The Plan

After city officials ask residents to weigh in, architects lay out ideas for Southside teen center

Neighbors of the long-awaited Southside teen center got the chance to speak up on the design of the building at a neighborhood notification meeting Thursday night, where the design team presented its architectural plans.

Community efforts to get the city to build a teen center on the Southside began in the mid-1990s. If all goes to plan, the city will break ground later this year, hoping to open the doors by the end of 2022.

In March the city received  $3.9 million from the state that the Legislature appropriated for the project in 2020.

Wilson and Company, an architectural firm that has offices in Albuquerque and a dozen other cities across the country, won a contract through a competitive bidding process with the city for the design of the building.

According to the design team’s presentation Thursday, the teen center will have multiple spaces for young people to hang out, play sports and games, do their homework and create arts and crafts.

One thing it’s missing: a soccer field.

“The need for soccer space has been identified for years and years and years,” said Bianca Sopoci-Belknap, co-director at community group Earthcare. She says the need was also reflected in a survey the group conducted a few years ago about the wants and needs of teens in the area.

Thursday night’s meeting was only intended to provide the community with an overview of the architectural plan, said Project Manager Sam Burnett, and was not intended to include detailed discussion about programs or services that might be available once the center is built.

City Councilor Roman “Tiger” Abeyta, who is also the chief professional officer of the Boys and Girls Club, said the city should involve community groups and youth leadership in the planning of activities as soon as possible.

“I think that this early neighborhood notification meeting is really good and it has to do with the design and what the building looks like, but there needs to be a few more meetings after this with the actual city—whether it’s community services or whoever is going to do the programming,” said Abeyta, “because we need to get involved since now—and I’m talking ‘we’ like Earthcare, the Boys and Girls Club, Gerard’s House… it’s important that we discuss everybody’s vision.”

Earthcare shares a building with the Boys and Girls Club located next to the planned teen center.

Across the street, the Southside public library offers another community hub.

In the Wilson and Company design, the entrance of the teen center faces the southeastern corner of the block.

A small courtyard in front of the 17,000-square-foot, LEED silver-certified building creates some distance between the entrance and the road. The renderings show a three-story, stucco building shaped like an L with a reception area in the middle. Each story is set back to diminish the impact of its height on the area’s vistas.

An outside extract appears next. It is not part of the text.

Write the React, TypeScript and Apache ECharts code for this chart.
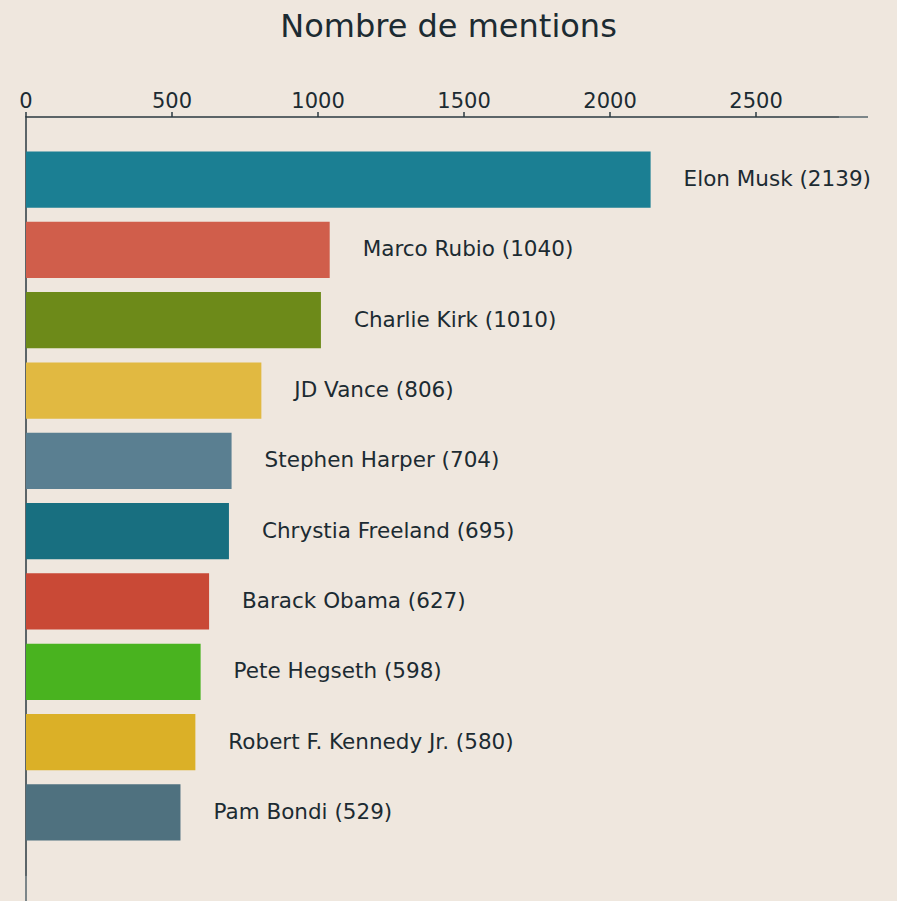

The plans include a gym on one side of the reception area, with a game room, a kitchen and a number of multipurpose rooms on the other side.

Behind the building, an outdoor area includes a basketball court, a small green space and a parking lot.

Project Manager Sam Burnett said the entire space is designed with safety and comfort in mind. The outdoor areas would be enclosed and all the rooms facing the back of the building, including the gym, would have glass doors that could open to the outdoors.

“A lot of intention went into making sure that there are windows from inside to outside of the building so that people who are staffing the building have opportunities to observe what’s happening,” said Burnett.

An indoor/outdoor auditorium would be located diagonally across from the building so that young people could host performances in the outdoor courtyard at the back or in the reception area.

Several residents at the meeting raised concerns that the design does not make efficient use of outdoor space, and agreed that a soccer field should be part of the plan.

Others raised concerns about safety.

Gabriela Marquez Villegas, who identified herself as a teacher at a local school, said she felt concerned about the number of homeless people who loiter in other parks, plazas and public areas of the city where young people also enjoy spending time.

“I took my students on a field trip to the railyard, and there were many [homeless people] there; it was really concerning,” she said, suggesting the city could build walking paths around the teen center to give parents and others an opportunity to supervise the youth from a bit of a distance without disrupting their sense of autonomy.

The city will continue to take public comments on the plans for the building after Thursday’s meeting. The next steps, said Abeyta, are to convene a youth steering committee to help direct programming.